China and Afghanistan may only share a 75-km border, which is undeveloped and largely impassable during winter months, but Ling said the country has invested resources in securing the border.
“For China, it is strategically important to secure the border because that is one of the headaches regarding maintaining the stability,” Ling added.
She said the Taliban is looking to China to build up infrastructure in Afghanistan to extract an estimated $1 trillion to $3 trillion worth of minerals there. “It will be beneficial to both China and the Taliban’s government.”
The Taliban has repeatedly stated they want close relations with China, particularly as Afghanistan is on the verge of economic collapse since the international community has frozen donors’ funds and billions of dollars in assets.
“China is our main partner and represents a fundamental and extraordinary opportunity for us because it is ready to invest and rebuild our country,” Taliban spokesperson, Zabiullah Mujahid told the Italian newspaper La Repubblica on September 2.
Washington says China’s crackdown against ethnic Uighurs amount to a genocide against the majority Muslim group, but so far those repressive policies appear to have had little impact on the Taliban’s view of Beijing.

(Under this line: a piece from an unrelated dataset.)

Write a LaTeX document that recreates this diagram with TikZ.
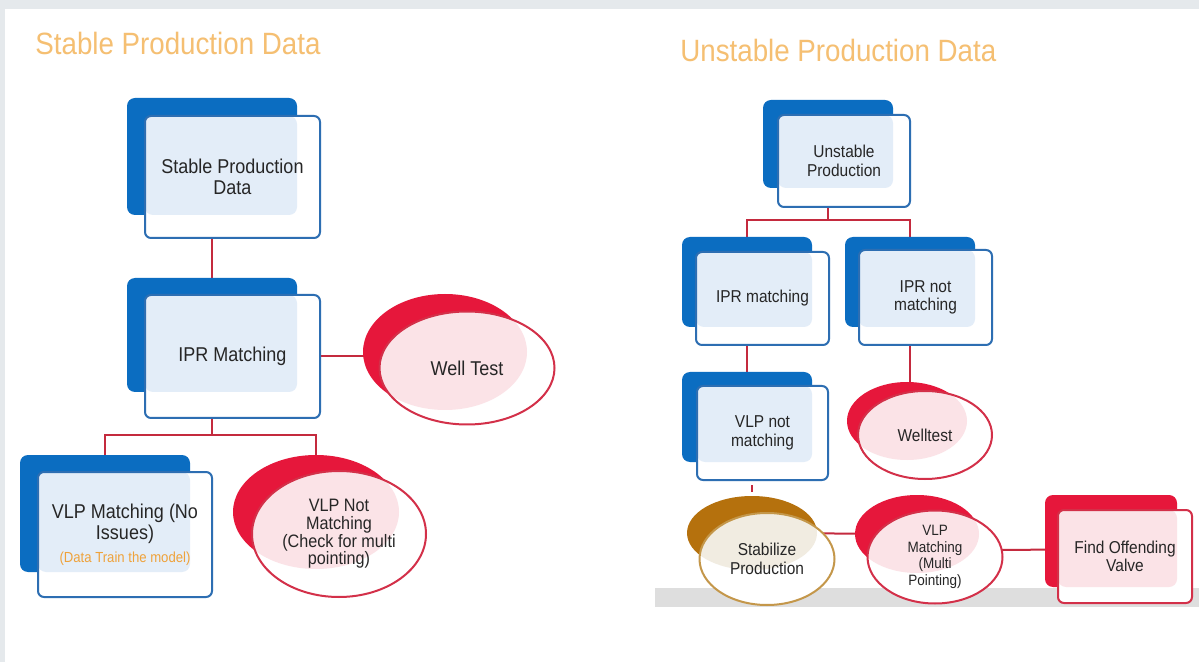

“They (Taliban) are so anxious to have political and economic assistance from China that they are forgetting the fact that China is one of the greatest abusers of Islamic population on the globe,” said Marvin Weinbaum, the director of the Afghanistan and Pakistan Program at the Washington-based Middle East Institute.
“This suggests that when it comes to the practical politics of governing, ideology takes the back seat,” said Weinbaum.
Human rights organizations accuse Beijing of committing crimes against humanity by arbitrarily detaining more than 1 million Uighurs and other Muslims in internment camps and forcing others into forced labor.